Early in the days of the Nazi regime, the Zionist movement negotiated to (in effect) ransom tens of thousands of German Jews. They broke an international boycott of Nazi Germany at the time with the "Transfer Agreement" to buy German goods to go with the 60,000 or more German Jews who found refuge in Palestine in the 1930s. There are anti-Zionists who argue that this episode proves that the Zionists were in league with the Nazis, but this is a very extreme and unfair interpretation.

The Nazis took heart from the difficulty German Jews found in being admitted almost anywhere else in large numbers, to move from expulsion and ghettoization to the “Final Solution” of genocide. In particular, the failure of the eight-day Évian Conference in July 1938 to agree on any plan for receiving Jewish refugees, or even to pass a resolution condemning Nazi antisemitism, reportedly emboldened the Nazis against the Jews.

In her blog (reprinting an article of hers in the Wall Street Journal), Holocaust historian Deborah Lipstadt describes James G. McDonald as “an American who served as League of Nations High Commissioner for Refugees and who passionately sought to sound the alarm about the dangers of Nazism.” In “Refugees and Rescue: The Diaries and Papers of James G. McDonald, 1935-1945” (Indiana University Press, 2009), McDonald documented that President Franklin Roosevelt had made efforts to persuade other Western countries to take in Jews.

McDonald contended that Roosevelt supported using European colonies in Africa and Palestine, as well as Latin American countries, as places of refuge. But with the exception of Bolivia (cited as having taken in 20,000 Jews), these efforts largely came to naught and were abandoned altogether in 1940 when other priorities displaced FDR's focus.



I would add that FDR did not work for an American solution; he made no concerted effort for the U.S. to ease or lift its own quota barriers. It was only when faced with the threat of the public release of a scathing study from within his own Department of the Treasury, documenting the State Department’s hostility toward Jews, that the War Refugees Board was established as an executive agency in January 1944, providing some measure of relief---but clearly too little and too late.

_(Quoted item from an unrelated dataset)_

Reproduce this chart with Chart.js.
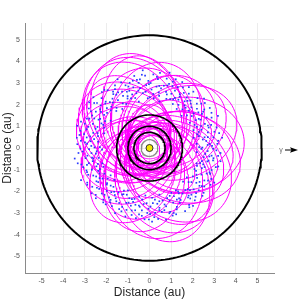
<!DOCTYPE html>
<html>
<head>
<meta charset="utf-8">
<script src="https://cdn.jsdelivr.net/npm/chart.js@4.4.0/dist/chart.umd.min.js"></script>
<style>
  html, body { margin: 0; padding: 0; background: #fff; }
  #wrap { width: 299px; height: 307px; }
</style>
</head>
<body>
<div id="wrap"><canvas id="orbitChart" width="299" height="307"></canvas></div>
<script>
// Planet orbits, radius in au
const planetNames = ['Mercury', 'Venus', 'Earth', 'Mars', 'Jupiter'];
const planetRadii = [0.387, 0.723, 1.0, 1.524, 5.203];
const planetColors = ['#8c8c8c', '#000000', '#000000', '#000000', '#000000'];
const planetWidths = [1.2, 1.6, 1.6, 1.6, 2];

// Comet / NEO orbits: semi-major axis (au), eccentricity, longitude of perihelion (deg)
const orbitA = [2.75, 2.8, 2.55, 2.55, 2.4, 2.4, 2.3, 2.65, 2.75, 2.65, 2.75,
                2.75, 2.7, 2.4, 2.35, 2.25, 2.0, 2.05, 2.5, 2.25, 2.4, 2.3,
                1.4, 1.25, 1.55, 1.45, 1.7, 1.75, 1.65, 1.55, 2.4, 2.65, 2.5,
                1.75, 1.75, 1.575, 1.825, 2.05, 1.85, 1.95, 2.2, 2.7, 2.45];
const orbitE = [0.636, 0.571, 0.686, 0.569, 0.583, 0.5, 0.696, 0.623, 0.6, 0.623, 0.564,
                0.636, 0.556, 0.625, 0.617, 0.511, 0.6, 0.512, 0.52, 0.6, 0.667, 0.609,
                0.571, 0.6, 0.548, 0.586, 0.529, 0.6, 0.515, 0.677, 0.625, 0.585, 0.48,
                0.714, 0.657, 0.714, 0.699, 0.61, 0.622, 0.692, 0.545, 0.593, 0.633];
const orbitPeri = [288, 294, 280, 258, 320, 332, 308, 205, 185, 165, 142,
                   110, 98, 80, 58, 30, 18, 352, 230, 242, 125, 152,
                   180, 270, 0, 90, 225, 45, 315, 135, 172, 118, 276,
                   200, 290, 20, 110, 340, 250, 160, 70, 300, 215];

// Main belt asteroids: [longitude (deg), distance (au)]
const beltPoints = [
  [1,2.3],[4,2.8],[6,3.2],[9,2.5],[2,2.9],[8,3.4],[5,2.2],[3,2.7],
  [11,2.6],[14,3.1],[16,2.3],[19,2.9],[12,3.3],[18,2.4],[15,2.8],[13,2.1],
  [21,2.9],[24,2.4],[26,3.2],[29,2.7],[22,2.2],[28,3.0],[25,3.5],[23,2.6],
  [31,2.5],[34,3.0],[36,2.8],[39,3.3],[32,2.2],[38,2.6],[35,3.1],[33,2.9],
  [41,2.3],[44,2.7],[46,3.2],[49,2.9],[42,3.4],[48,2.5],[45,2.1],[43,3.0],
  [51,2.8],[54,3.1],[56,2.4],[59,2.6],[52,3.3],[58,3.0],[55,2.2],[53,2.7],
  [61,3.2],[64,2.5],[66,2.9],[69,3.4],[62,2.3],[68,2.7],[65,3.1],[63,2.6],
  [71,2.4],[74,3.0],[76,3.3],[79,2.8],[72,2.6],[78,2.2],[75,3.6],[73,3.1],
  [81,2.9],[84,3.3],[86,2.5],[89,3.0],[82,3.5],[88,2.7],[85,2.3],[83,3.2],
  [91,3.1],[94,2.6],[96,3.4],[99,2.8],[92,2.3],[98,3.2],[95,3.6],[93,2.9],
  [101,2.7],[104,3.2],[106,2.4],[109,3.0],[102,3.4],[108,2.6],[105,2.9],[103,2.2],
  [111,3.1],[114,2.5],[116,2.9],[119,3.3],[112,2.8],[118,2.3],[115,3.5],[113,2.6],
  [121,2.4],[124,3.0],[126,3.3],[129,2.7],[122,2.9],[128,3.4],[125,2.2],[123,3.1],
  [131,2.8],[134,3.2],[136,2.5],[139,3.0],[132,2.3],[138,3.5],[135,2.9],[133,2.6],
  [141,3.3],[144,2.6],[146,3.0],[149,2.4],[142,2.9],[148,3.2],[145,2.2],[143,3.5],
  [151,2.7],[154,3.1],[156,2.3],[159,3.4],[152,2.9],[158,2.6],[155,3.2],[153,2.5],
  [161,3.0],[164,2.5],[166,3.3],[169,2.8],[162,2.2],[168,3.1],[165,2.7],[163,3.5],
  [171,2.6],[174,3.2],[176,2.9],[179,2.3],[172,3.4],[178,2.7],[175,3.0],[173,2.4],
  [181,2.8],[184,3.3],[186,2.5],[189,3.0],[182,2.2],[188,3.5],[185,2.7],[183,3.1],
  [191,2.4],[194,2.9],[196,3.2],[199,2.6],[192,3.4],[198,2.3],[195,3.0],[193,2.7],
  [201,3.1],[204,2.6],[206,2.9],[209,3.3],[202,2.3],[208,2.8],[205,3.5],[203,2.5],
  [211,2.7],[214,3.2],[216,2.4],[219,3.0],[212,2.9],[218,3.4],[215,2.2],[213,2.6],
  [221,3.3],[224,2.5],[226,3.0],[229,2.7],[222,2.2],[228,3.2],[225,2.8],[223,3.4],
  [231,2.6],[234,3.1],[236,2.8],[239,2.3],[232,3.3],[238,2.9],[235,2.5],[233,3.0],
  [241,2.9],[244,2.4],[246,3.2],[249,2.7],[242,3.4],[248,2.5],[245,3.0],[243,2.2],
  [251,2.5],[254,3.0],[256,2.7],[259,3.3],[252,2.8],[258,2.3],[255,3.2],[253,2.6],
  [261,3.1],[264,2.6],[266,3.3],[269,2.8],[262,2.4],[268,3.0],[265,2.2],[263,2.9],
  [271,2.7],[274,3.2],[276,2.4],[279,2.9],[272,3.4],[278,2.6],[275,3.0],[273,2.3],
  [281,3.0],[284,2.5],[286,2.8],[289,3.3],[282,2.2],[288,3.1],[285,2.7],[283,3.4],
  [291,2.6],[294,3.1],[296,2.3],[299,2.9],[292,3.3],[298,2.7],[295,3.0],[293,2.4],
  [301,2.8],[304,3.3],[306,2.6],[309,3.0],[302,2.3],[308,2.9],[305,3.2],[303,2.5],
  [311,3.2],[314,2.7],[316,3.0],[319,2.4],[312,2.9],[318,3.3],[315,2.2],[313,2.6],
  [321,2.5],[324,3.0],[326,2.8],[329,3.3],[322,2.2],[328,2.6],[325,3.1],[323,2.9],
  [331,3.1],[334,2.4],[336,2.9],[339,2.6],[332,3.4],[338,3.0],[335,2.3],[333,2.7],
  [341,2.7],[344,3.2],[346,2.5],[349,3.0],[342,2.3],[348,2.8],[345,3.3],[343,2.6],
  [351,3.0],[354,2.6],[356,3.3],[359,2.4],[352,2.8],[358,3.1],[355,2.2],[353,2.9],
  [0.5,2.45],[3.5,3.15],[7,2.65],[9.5,3.0],[10.5,2.75],[13.5,2.35],[17,3.25],[19.5,2.55],
  [20.5,3.05],[23.5,2.8],[27,2.35],[29.5,3.3],[30.5,2.65],[33.5,3.35],[37,2.45],[39.5,2.85],
  [40.5,3.15],[43.5,2.5],[47,2.8],[49.5,2.35],[50.5,2.55],[53.5,2.9],[57,3.35],[59.5,2.75],
  [60.5,2.85],[63.5,3.4],[67,2.45],[69.5,3.05],[70.5,3.25],[73.5,2.7],[77,2.95],[79.5,2.45],
  [80.5,2.6],[83.5,2.85],[87,3.4],[89.5,2.35],[90.5,2.95],[93.5,3.35],[97,2.55],[99.5,3.05],
  [100.5,3.2],[103.5,2.6],[107,3.15],[109.5,2.8],[110.5,2.45],[113.5,3.3],[117,2.7],[119.5,2.95],
  [120.5,3.15],[123.5,2.65],[127,2.85],[129.5,2.4],[130.5,3.4],[133.5,2.95],[137,2.7],[139.5,3.2],
  [140.5,2.55],[143.5,2.8],[147,3.35],[149.5,2.65],[150.5,3.05],[153.5,2.4],[157,2.85],[159.5,3.2],
  [160.5,2.65],[163.5,3.05],[167,2.45],[169.5,3.3],[170.5,2.95],[173.5,2.75],[177,3.35],[179.5,2.55],
  [180.5,3.2],[183.5,2.45],[187,2.9],[189.5,2.7],[190.5,2.65],[193.5,3.25],[197,2.5],[199.5,3.1],
  [200.5,2.85],[203.5,3.1],[207,2.6],[209.5,2.4],[210.5,3.35],[213.5,2.85],[217,3.05],[219.5,2.55],
  [220.5,2.6],[223.5,3.05],[227,2.45],[229.5,3.3],[230.5,2.95],[233.5,2.7],[237,3.2],[239.5,2.5],
  [240.5,2.45],[243.5,3.15],[247,2.75],[249.5,3.05],[250.5,3.35],[253.5,2.45],[257,2.95],[259.5,2.7],
  [260.5,2.75],[263.5,3.15],[267,2.55],[269.5,3.3],[270.5,3.05],[273.5,2.55],[277,3.3],[279.5,2.8],
  [280.5,2.5],[283.5,2.95],[287,3.15],[289.5,2.45],[290.5,3.2],[293.5,2.75],[297,2.5],[299.5,3.35],
  [300.5,2.7],[303.5,2.4],[307,3.35],[309.5,2.85],[310.5,2.55],[313.5,3.1],[317,2.8],[319.5,3.0],
  [320.5,3.25],[323.5,2.7],[327,2.4],[329.5,2.95],[330.5,2.5],[333.5,3.2],[337,3.05],[339.5,2.35],
  [340.5,3.05],[343.5,2.45],[347,2.75],[349.5,3.35],[350.5,2.55],[353.5,3.2],[357,2.7],[359.5,2.95]
];

const axisTicks = [-5, -4, -3, -2, -1, 0, 1, 2, 3, 4, 5];
const axisLimit = 5.77;

// Sun at a focus, true anomaly sampled every 2 deg
function orbitPath(a, e, peri) {
    const pts = [];
    for (let nu = 0; nu <= 360; nu += 2) {
        const t = nu * Math.PI / 180;
        const r = a * (1 - e * e) / (1 + e * Math.cos(t));
        const th = t + peri * Math.PI / 180;
        pts.push({ x: r * Math.cos(th), y: r * Math.sin(th) });
    }
    return pts;
}

const datasets = [];

orbitA.forEach((a, i) => {
    datasets.push({
        data: orbitPath(a, orbitE[i], orbitPeri[i]),
        showLine: true,
        borderColor: '#ff00ff',
        borderWidth: 1,
        pointRadius: 0,
        order: 4
    });
});

datasets.push({
    data: beltPoints.map(p => ({
        x: p[1] * Math.cos(p[0] * Math.PI / 180),
        y: p[1] * Math.sin(p[0] * Math.PI / 180)
    })),
    showLine: false,
    pointStyle: 'rect',
    pointRadius: 1.2,
    borderWidth: 0,
    backgroundColor: '#2b3bff',
    order: 3
});

planetRadii.forEach((r, i) => {
    datasets.push({
        label: planetNames[i],
        data: orbitPath(r, 0, 0),
        showLine: true,
        borderColor: planetColors[i],
        borderWidth: planetWidths[i],
        pointRadius: 0,
        order: 2
    });
});

datasets.push({
    label: 'Sun',
    data: [{ x: 0, y: 0 }],
    pointRadius: 3.5,
    backgroundColor: '#f2e600',
    borderColor: '#333333',
    borderWidth: 1,
    order: 1
});

// vernal equinox marker to the right of the axes
const equinoxArrow = {
    id: 'equinoxArrow',
    afterDraw(chart) {
        const { ctx, chartArea } = chart;
        const y = chart.scales.y.getPixelForValue(0) + 2;
        const x0 = chartArea.right + 11;
        ctx.save();
        ctx.fillStyle = '#666666';
        ctx.font = '7px "Liberation Sans", Arial, sans-serif';
        ctx.textAlign = 'center';
        ctx.textBaseline = 'middle';
        ctx.fillText('γ', x0 - 4, y);
        ctx.strokeStyle = '#000';
        ctx.lineWidth = 1;
        ctx.beginPath();
        ctx.moveTo(x0, y);
        ctx.lineTo(x0 + 7, y);
        ctx.stroke();
        ctx.fillStyle = '#000';
        ctx.beginPath();
        ctx.moveTo(x0 + 13, y);
        ctx.lineTo(x0 + 5, y - 2.8);
        ctx.lineTo(x0 + 6.5, y);
        ctx.lineTo(x0 + 5, y + 2.8);
        ctx.closePath();
        ctx.fill();
        ctx.restore();
    }
};

const tickFont = { family: '"Liberation Sans", Arial, sans-serif', size: 7 };
const titleFont = { family: '"Liberation Sans", Arial, sans-serif', size: 12 };

new Chart(document.getElementById('orbitChart').getContext('2d'), {
    type: 'scatter',
    data: { datasets: datasets },
    options: {
        responsive: false,
        animation: false,
        events: [],
        layout: { padding: { top: 23, right: 25, left: 0, bottom: 0 } },
        plugins: { legend: { display: false }, tooltip: { enabled: false } },
        elements: { line: { tension: 0 } },
        scales: {
            x: {
                type: 'linear',
                min: -axisLimit,
                max: axisLimit,
                afterBuildTicks: s => { s.ticks = axisTicks.map(v => ({ value: v })); },
                afterFit: s => { s.height = 34; },
                ticks: { font: tickFont, color: '#555555', padding: 4, includeBounds: false },
                grid: { color: '#ececec', lineWidth: 1, drawTicks: false },
                border: { color: '#8a8a8a', width: 1 },
                title: { display: true, text: 'Distance (au)', font: titleFont, color: '#262626', padding: { top: 0, bottom: 7 } }
            },
            y: {
                type: 'linear',
                min: -axisLimit,
                max: axisLimit,
                afterBuildTicks: s => { s.ticks = axisTicks.map(v => ({ value: v })); },
                afterFit: s => { s.width = 25; },
                ticks: { font: tickFont, color: '#555555', padding: 5, includeBounds: false },
                grid: { color: '#ececec', lineWidth: 1, drawTicks: false },
                border: { color: '#8a8a8a', width: 1 },
                title: { display: true, text: 'Distance (au)', font: titleFont, color: '#262626', padding: 0 }
            }
        }
    },
    plugins: [equinoxArrow]
});
</script>
</body>
</html>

Immigration to the U.S. was mostly closed off by the sharp quotas imposed on Southern and Eastern European countries in 1924 and the antisemitic policy directive imposed upon U.S. consular officials by Under Secretary of State Breckenridge Long in 1940. As disclosed by Professor David Wyman and other post-World War II historians, Long instructed consular personnel to process visas to Jews as slowly and parsimoniously as possible.

My own parents almost fell victim to this policy, as a consular official in Belgrade, Yugoslavia made my father go through totally unnecessary hoops before releasing the visas that were, by his own admission, already in his hand. If the Germans had attacked Yugoslavia just a bit earlier, this policy would have succeeded in getting my parents murdered. My father indicated to me that prior to this ultimate success, over two years of efforts to emigrate anywhere else—including England, Australia, Canada and South Africa—had all failed.

Historians Irving Abella and Harold Troper wrote “None Is Too Many,” on the near total closure of Canada to Jewish immigrants during this critical period. When I asked a Jewish acquaintance originally from South Africa, about the Nazi-era situation in that country, she indicated that the pro-Nazi sympathies of many Afrikaners, the most powerful ethnic group at the time, insured that this country too was mostly closed to Jews.

And when I inquired with Dr. Philip Mendes, an associate professor at Monash University in Melbourne, Australia, about his family's experience, he emailed that his mother's aunt had to personally plead her case with the immigration minister in 1938, for his mother and her family to be allowed in from Czechoslovakia. Mendes wrote: “There was some rabid right-wing campaigns against Jewish entry both in the late 1930s and again after World War Two.”